WORK INSTRUCTIONS
Skipping all pictures, set down the lines of the listing from the first through the one with "const pMindRvHigh = [4.9, 20, 34, 414, 6.7e6, 5.5e8]".

GIVEN INFORMATION
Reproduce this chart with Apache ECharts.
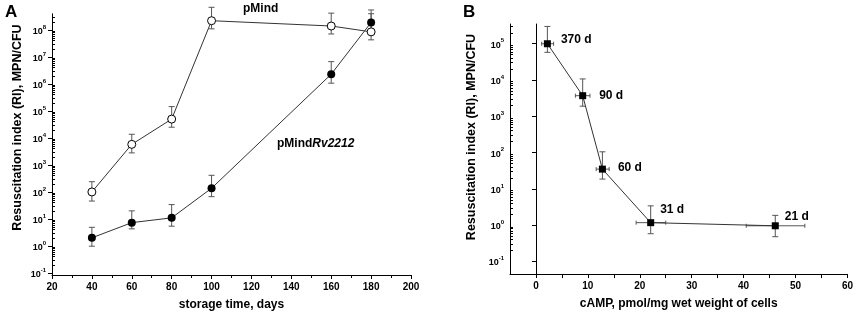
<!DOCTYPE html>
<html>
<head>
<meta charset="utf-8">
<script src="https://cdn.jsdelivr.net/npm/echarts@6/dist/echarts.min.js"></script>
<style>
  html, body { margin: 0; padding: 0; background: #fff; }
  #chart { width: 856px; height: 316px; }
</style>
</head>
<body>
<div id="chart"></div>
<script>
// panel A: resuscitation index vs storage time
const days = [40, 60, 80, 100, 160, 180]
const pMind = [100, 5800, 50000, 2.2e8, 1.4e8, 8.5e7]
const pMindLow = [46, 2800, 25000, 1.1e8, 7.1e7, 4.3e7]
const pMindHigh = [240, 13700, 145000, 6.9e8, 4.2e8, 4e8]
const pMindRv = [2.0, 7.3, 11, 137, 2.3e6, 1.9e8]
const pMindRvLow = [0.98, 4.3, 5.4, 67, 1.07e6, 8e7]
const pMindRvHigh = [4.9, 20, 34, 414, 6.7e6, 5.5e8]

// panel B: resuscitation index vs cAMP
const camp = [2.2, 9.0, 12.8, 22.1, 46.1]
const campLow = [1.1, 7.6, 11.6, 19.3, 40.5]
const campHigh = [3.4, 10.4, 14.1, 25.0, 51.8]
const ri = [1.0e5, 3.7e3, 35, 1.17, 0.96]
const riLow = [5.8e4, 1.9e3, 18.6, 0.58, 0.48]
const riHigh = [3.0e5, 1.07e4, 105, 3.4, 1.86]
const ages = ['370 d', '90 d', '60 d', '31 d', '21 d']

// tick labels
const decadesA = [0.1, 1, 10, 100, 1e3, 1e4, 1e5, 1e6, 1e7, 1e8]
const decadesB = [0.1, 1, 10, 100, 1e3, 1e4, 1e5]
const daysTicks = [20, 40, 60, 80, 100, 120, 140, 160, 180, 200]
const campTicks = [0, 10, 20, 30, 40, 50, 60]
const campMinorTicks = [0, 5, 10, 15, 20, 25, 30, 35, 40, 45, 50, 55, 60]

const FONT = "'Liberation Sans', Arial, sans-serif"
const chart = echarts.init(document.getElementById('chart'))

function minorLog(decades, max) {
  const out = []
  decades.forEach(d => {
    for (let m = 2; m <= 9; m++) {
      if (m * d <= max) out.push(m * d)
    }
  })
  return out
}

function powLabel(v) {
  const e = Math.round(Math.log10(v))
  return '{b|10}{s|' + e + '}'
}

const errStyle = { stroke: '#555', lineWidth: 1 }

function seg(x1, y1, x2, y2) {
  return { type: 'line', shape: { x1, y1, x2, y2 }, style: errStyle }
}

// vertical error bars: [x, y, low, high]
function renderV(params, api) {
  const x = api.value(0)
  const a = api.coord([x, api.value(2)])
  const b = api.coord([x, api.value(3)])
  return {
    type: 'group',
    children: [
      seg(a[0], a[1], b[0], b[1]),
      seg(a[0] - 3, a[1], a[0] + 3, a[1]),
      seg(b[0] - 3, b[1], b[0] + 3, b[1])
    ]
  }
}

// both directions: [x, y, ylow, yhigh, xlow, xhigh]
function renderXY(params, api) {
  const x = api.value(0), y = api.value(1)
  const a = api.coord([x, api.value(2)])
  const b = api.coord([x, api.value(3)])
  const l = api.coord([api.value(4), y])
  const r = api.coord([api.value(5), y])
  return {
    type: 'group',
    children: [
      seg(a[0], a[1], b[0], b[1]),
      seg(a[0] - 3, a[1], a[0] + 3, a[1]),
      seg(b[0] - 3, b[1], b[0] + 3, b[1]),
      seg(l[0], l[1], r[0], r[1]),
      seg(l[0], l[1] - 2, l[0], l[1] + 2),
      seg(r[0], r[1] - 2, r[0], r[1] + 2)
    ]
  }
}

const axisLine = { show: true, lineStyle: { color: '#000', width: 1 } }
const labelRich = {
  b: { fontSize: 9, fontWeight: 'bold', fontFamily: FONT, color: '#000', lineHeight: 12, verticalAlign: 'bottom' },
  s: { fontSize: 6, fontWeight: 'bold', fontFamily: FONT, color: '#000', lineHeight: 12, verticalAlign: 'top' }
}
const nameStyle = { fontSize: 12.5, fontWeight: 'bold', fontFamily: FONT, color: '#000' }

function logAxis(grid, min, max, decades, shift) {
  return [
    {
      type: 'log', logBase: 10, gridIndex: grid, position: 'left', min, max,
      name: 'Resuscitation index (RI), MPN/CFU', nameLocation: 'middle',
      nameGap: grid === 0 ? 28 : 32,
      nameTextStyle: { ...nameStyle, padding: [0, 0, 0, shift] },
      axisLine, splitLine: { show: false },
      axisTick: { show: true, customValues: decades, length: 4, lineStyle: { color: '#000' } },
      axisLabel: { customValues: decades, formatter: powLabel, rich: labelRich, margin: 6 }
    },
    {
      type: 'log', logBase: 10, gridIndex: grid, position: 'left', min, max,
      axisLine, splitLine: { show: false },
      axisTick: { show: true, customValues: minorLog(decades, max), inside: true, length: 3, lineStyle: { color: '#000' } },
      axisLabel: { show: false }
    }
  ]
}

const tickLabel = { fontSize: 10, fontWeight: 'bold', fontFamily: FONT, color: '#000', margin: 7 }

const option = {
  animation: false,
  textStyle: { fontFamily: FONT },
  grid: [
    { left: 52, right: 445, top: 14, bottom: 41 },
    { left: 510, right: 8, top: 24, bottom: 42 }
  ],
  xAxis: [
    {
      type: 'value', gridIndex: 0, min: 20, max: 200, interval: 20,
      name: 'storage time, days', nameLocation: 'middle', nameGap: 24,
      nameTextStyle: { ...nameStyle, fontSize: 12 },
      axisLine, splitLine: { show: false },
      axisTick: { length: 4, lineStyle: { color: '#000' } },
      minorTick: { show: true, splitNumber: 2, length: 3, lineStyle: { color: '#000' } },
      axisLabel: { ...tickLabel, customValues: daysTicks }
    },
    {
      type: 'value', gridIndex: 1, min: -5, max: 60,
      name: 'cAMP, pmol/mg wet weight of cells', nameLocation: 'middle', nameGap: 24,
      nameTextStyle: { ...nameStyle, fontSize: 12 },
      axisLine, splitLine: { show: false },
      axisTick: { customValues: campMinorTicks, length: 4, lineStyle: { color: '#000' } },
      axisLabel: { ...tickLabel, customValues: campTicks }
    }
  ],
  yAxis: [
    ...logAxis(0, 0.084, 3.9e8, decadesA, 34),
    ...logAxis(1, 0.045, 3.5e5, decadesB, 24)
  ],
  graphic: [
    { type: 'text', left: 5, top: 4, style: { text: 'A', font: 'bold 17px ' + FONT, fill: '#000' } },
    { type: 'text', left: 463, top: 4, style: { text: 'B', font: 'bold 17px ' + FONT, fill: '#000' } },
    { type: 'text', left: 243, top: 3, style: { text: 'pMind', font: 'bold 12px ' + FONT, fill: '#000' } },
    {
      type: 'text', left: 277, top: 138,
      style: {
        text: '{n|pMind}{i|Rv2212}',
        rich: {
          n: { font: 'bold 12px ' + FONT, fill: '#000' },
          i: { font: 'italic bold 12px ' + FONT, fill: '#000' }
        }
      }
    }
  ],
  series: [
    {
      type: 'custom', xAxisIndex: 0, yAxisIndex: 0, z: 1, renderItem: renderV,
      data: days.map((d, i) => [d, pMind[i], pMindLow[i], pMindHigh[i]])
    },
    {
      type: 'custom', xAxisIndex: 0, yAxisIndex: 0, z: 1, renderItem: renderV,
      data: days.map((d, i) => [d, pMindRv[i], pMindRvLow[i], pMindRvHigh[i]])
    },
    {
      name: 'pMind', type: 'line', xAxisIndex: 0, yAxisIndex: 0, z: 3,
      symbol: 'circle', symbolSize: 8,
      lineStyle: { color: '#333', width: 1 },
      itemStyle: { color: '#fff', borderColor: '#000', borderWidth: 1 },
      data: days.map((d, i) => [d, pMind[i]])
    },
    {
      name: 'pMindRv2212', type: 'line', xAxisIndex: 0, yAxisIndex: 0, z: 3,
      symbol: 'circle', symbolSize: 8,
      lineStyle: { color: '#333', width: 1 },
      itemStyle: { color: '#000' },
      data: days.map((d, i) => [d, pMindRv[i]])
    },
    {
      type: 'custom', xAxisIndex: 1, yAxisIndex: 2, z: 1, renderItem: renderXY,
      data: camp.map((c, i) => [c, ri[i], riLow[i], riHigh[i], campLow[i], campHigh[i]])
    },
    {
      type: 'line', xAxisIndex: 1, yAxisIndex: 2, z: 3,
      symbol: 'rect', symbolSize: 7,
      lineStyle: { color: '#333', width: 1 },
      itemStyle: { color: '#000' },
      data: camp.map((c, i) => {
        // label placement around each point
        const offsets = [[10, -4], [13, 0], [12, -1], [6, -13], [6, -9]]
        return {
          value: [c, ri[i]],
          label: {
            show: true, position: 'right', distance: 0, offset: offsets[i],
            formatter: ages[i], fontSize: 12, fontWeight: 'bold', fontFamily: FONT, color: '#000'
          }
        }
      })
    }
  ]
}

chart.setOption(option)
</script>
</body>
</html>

THE ANSWER
Reproduce this chart with Apache ECharts.
<!DOCTYPE html>
<html>
<head>
<meta charset="utf-8">
<script src="https://cdn.jsdelivr.net/npm/echarts@6/dist/echarts.min.js"></script>
<style>
  html, body { margin: 0; padding: 0; background: #fff; }
  #chart { width: 856px; height: 316px; }
</style>
</head>
<body>
<div id="chart"></div>
<script>
// panel A: resuscitation index vs storage time
const days = [40, 60, 80, 100, 160, 180]
const pMind = [100, 5800, 50000, 2.2e8, 1.4e8, 8.5e7]
const pMindLow = [46, 2800, 25000, 1.1e8, 7.1e7, 4.3e7]
const pMindHigh = [240, 13700, 145000, 6.9e8, 4.2e8, 4e8]
const pMindRv = [2.0, 7.3, 11, 137, 2.3e6, 1.9e8]
const pMindRvLow = [0.98, 4.3, 5.4, 67, 1.07e6, 8e7]
const pMindRvHigh = [4.9, 20, 34, 414, 6.7e6, 5.5e8]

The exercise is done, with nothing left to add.